Here is a quick glimpse of the story.

Sarah Doherty is an 18-year-old living in rural Ireland at the tail end of the Great War. Plagued by severe epilepsy, she is protected by her parents and lives a sheltered, secluded, lonely life. The Fae, local Irish fairies, interfere with her life. She falls forward a century in time through the local fairy fort of standing stones. She had a seizure in 1918 and woke up in 2020. The 21st century world includes life-saving prescriptions, physical comforts and the independence and freedom she seeks. The locals are welcoming and Andy Mclaughlin, a handsome young historian, is intriguing. She doesn’t want to return home.
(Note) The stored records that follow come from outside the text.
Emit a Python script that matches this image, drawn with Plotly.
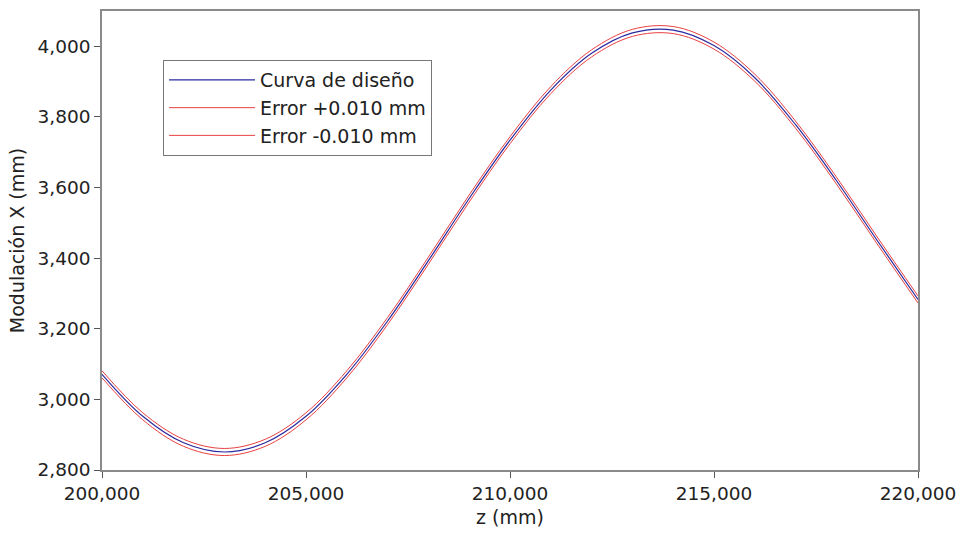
import plotly.graph_objects as go

z_mm = [200, 201, 202, 203, 204, 205, 206, 207, 208, 209, 210,
        211, 212, 213, 214, 215, 216, 217, 218, 219, 220]
curva_diseno = [3.071, 2.952, 2.877, 2.851, 2.877, 2.952, 3.071, 3.222, 3.393, 3.569, 3.734,
                3.876, 3.980, 4.038, 4.046, 4.002, 3.911, 3.778, 3.620, 3.450, 3.283]
error_mas = [3.081, 2.962, 2.887, 2.861, 2.887, 2.962, 3.081, 3.232, 3.403, 3.579, 3.744,
             3.886, 3.990, 4.048, 4.056, 4.012, 3.921, 3.788, 3.630, 3.460, 3.293]
error_menos = [3.061, 2.942, 2.867, 2.841, 2.867, 2.942, 3.061, 3.212, 3.383, 3.559, 3.724,
               3.866, 3.970, 4.028, 4.036, 3.992, 3.901, 3.768, 3.610, 3.440, 3.273]
x_ticks = [200, 205, 210, 215, 220]
y_ticks = [2.8, 3.0, 3.2, 3.4, 3.6, 3.8, 4.0]

FONT = "DejaVu Sans"
BLUE = "#2a2aa0"
RED = "#e8403f"

fig = go.Figure()
fig.add_trace(go.Scatter(x=z_mm, y=curva_diseno, mode="lines", name="Curva de diseño",
                         line=dict(color=BLUE, width=1.2, shape="spline")))
fig.add_trace(go.Scatter(x=z_mm, y=error_mas, mode="lines", name="Error +0.010 mm",
                         line=dict(color=RED, width=1, shape="spline")))
fig.add_trace(go.Scatter(x=z_mm, y=error_menos, mode="lines", name="Error -0.010 mm",
                         line=dict(color=RED, width=1, shape="spline")))

axis_common = dict(showgrid=False, zeroline=False, showline=True, linecolor="#8a8a8a",
                   linewidth=1.5, mirror=True, ticks="outside", ticklen=6, tickcolor="#555555",
                   tickformat=".3f", tickfont=dict(family=FONT, size=18.5, color="#222222"))

fig.update_layout(
    width=958, height=533,
    margin=dict(l=102, r=40, t=11, b=63, autoexpand=False),
    paper_bgcolor="white", plot_bgcolor="white",
    separators=",.",
    font=dict(family=FONT, size=18, color="#222222"),
    xaxis=dict(range=[200, 220], tickvals=x_ticks, automargin=False,
               title=dict(text="z (mm)", font=dict(family=FONT, size=19), standoff=8),
               **axis_common),
    yaxis=dict(range=[2.8, 4.1], tickvals=y_ticks, automargin=False,
               title=dict(text="Modulación X (mm)", font=dict(family=FONT, size=19), standoff=8),
               **axis_common),
    legend=dict(x=0.0748, y=0.893, xanchor="left", yanchor="top",
                bgcolor="white", bordercolor="#777777", borderwidth=1,
                font=dict(family=FONT, size=19, color="#222222"),
                itemwidth=86, tracegroupgap=0),
    showlegend=True,
)

fig.write_html("out.html", config={"displayModeBar": False},
               post_script="document.body.style.margin='0';document.body.style.overflow='hidden';")
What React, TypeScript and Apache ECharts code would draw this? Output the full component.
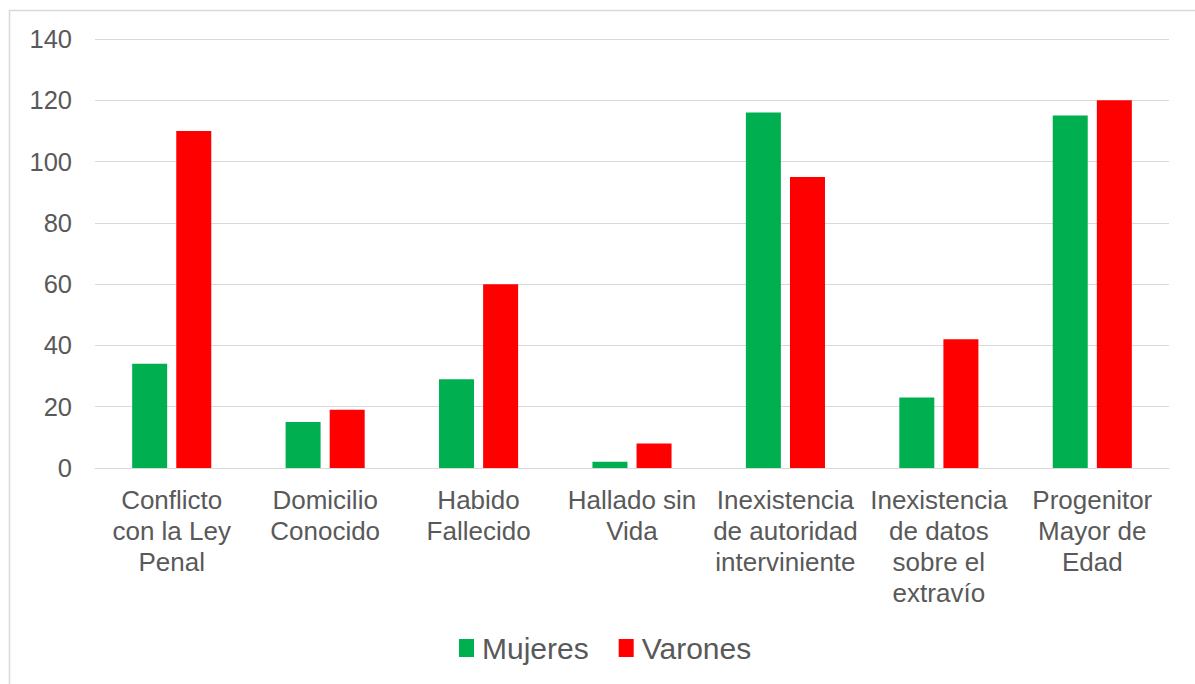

Then a letter arrives from Boston divulging the story of Sarah and Andy’s lives that are deeply entwined in the previous century. They are not yet in love but as they seek to verify the letter through online resources, they feel a growing obligation to their unborn family and to each other. What would happen to their posterity living in Boston if they don’t return to 1918? Even if they do make it back, her parents can never know what happened to her or that would change everything.

This Young Adult time-travel romance explores the question: Do we have the freedom to make choices or is free will an elaborate illusion?

This is my third book. I love reading time travel romances. I am an advocate for epilepsy awareness because my 43-year-old son has intractable epilepsy. As a genealogist specializing in Irish research, I live part of the year in the village where the story is based. I wrote the book to help young adults understand that difficult situations can change your life. Sometimes miraculously.